I wanted to hate the National Portrait Gallery’s new blockbuster show, Marilyn Monroe: A Portrait. It represents two things that really should be binned: anniversary exhibitions (it marks Monroe’s 100th birthday) and exhibitions of celebrity portraits. Anniversaries rarely signify anything other than the passing of time, which is an inevitable and uninteresting fact of life. As for exhibitions of celebrity photographs – they’re like anniversary shows, only with faces.
And yet … I didn’t quite hate this show, and the reason is Monroe herself. We first see her as Norma Jeane Baker, a regular-looking teenager with mousey brown hair, in a self-portrait taken in a photo booth in 1940. She then becomes the radiant, uncontainable, insanely glamorous film star, cheesecake pin-up and actor seen here in photographs, paintings, and excerpts from her films.

Evident in picture after picture, testimony after testimony, Monroe had a special, unselfconscious command of the camera, the kind of charm that could define a century. It’s amusing to see all the photographic big shots of the era, like Richard Avedon, Milton Greene, Cecil Beaton (of course there’s a wall of him – imagine an NPG show without it) and Eve Arnold try to create a Marilyn image of their own. Every single time, it’s Monroe who is in control, with the same unmistakable styling, hair, makeup, poses and pouts. This show disposes with the idea of finding a “real Marilyn” through the pictures. It’s more about the steadfastness of her agency over the decades. This exhibition gives you Monroe as she wanted to be seen.

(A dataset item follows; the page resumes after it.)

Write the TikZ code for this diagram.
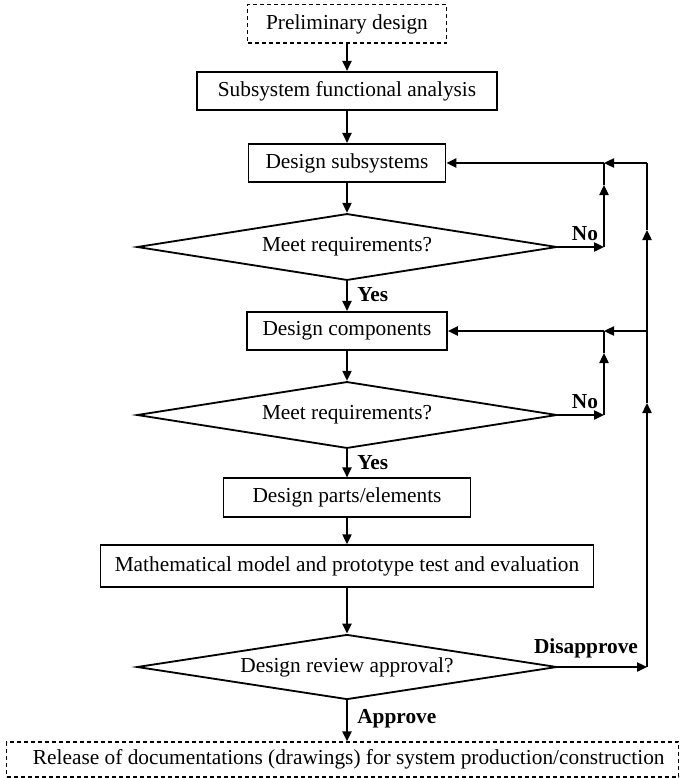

Beyond the story about the self-creation of an American icon, there is a parallel narrative unfolding about photography and art. There’s a lot of experimentation going on with photographic techniques, from Philippe Halsman’s surrealist collages and solarisation methods, to Weegee’s use of curved lens and heat, to André de Dienes taking portraits he took of Monroe and altering them in the light of her death aged 36. There’s a deep melancholy in his visions of her as an adulated, celestial figure, an adoration of the vivacity and youth in which he, the much older male photographer and obsessed lover, sensed death. They’re some of the best works in the show.
There are paintings, too, that show how Monroe became symbolic of the midcentury US – Marilyns making their way into Pauline Boty paintings and Andy Warhol’s famous screenprint. A version also appears in the background of a Nan Goldin photograph. There are also moments of photographic history, such as when Magnum secured the exclusive rights to document the production of The Misfits, a breakthrough moment for Arnold and Inge Morath, two of nine photographers on the set. There’s also the well-known nude that almost derailed Monroe’s career. Taken before she was famous, it earned her $50. It was later appropriated – without permission or remuneration – by Hugh Hefner in Playboy as a centrefold.
The show does get dull, though, as it goes on. I wanted to see more contradictions, more slips of the mask. Why can’t we have sadness and fragility as well as dazzling performativity? I wanted to see her flaws, not in a salacious way, but because they are part of the story. The idea of Monroe deflating “like the air being let out of a balloon”, as Ed Feingersh described her in private moments, is only hinted at.

Monroe’s cheeriness, the glut of gleeful smiles, becomes overkill. And even the most charismatic celluloid figure struggles to be interesting over so many rooms of solo portraits. The smiles feel faker as you go along, but we never really get underneath them. In one of her last portraits by George Barris, taken on Santa Monica beach towards the end of her life, she seems for a fleeting moment a little less perfect, a little more ragged, crinkled, raw, tired.
Then the enormity of her death at 36 hits you – in a reappropriated paparazzi image of Monroe’s body bag being carried out of her home in Los Angeles in August 1962. Peter Blake – one of many pop artists who picked up on the Monroe motif – uses the papped picture in his 1988 collage Norma Jean Baker. This is where the show ends up for me: between the absolute aliveness of Monroe and the piercing finality of her death, which turns her back into a mere mortal. It’s a familiar tragedy of celebrity, fame and beauty, retold in a shimmer of manufactured smiles. I wanted to hate it – but I couldn’t.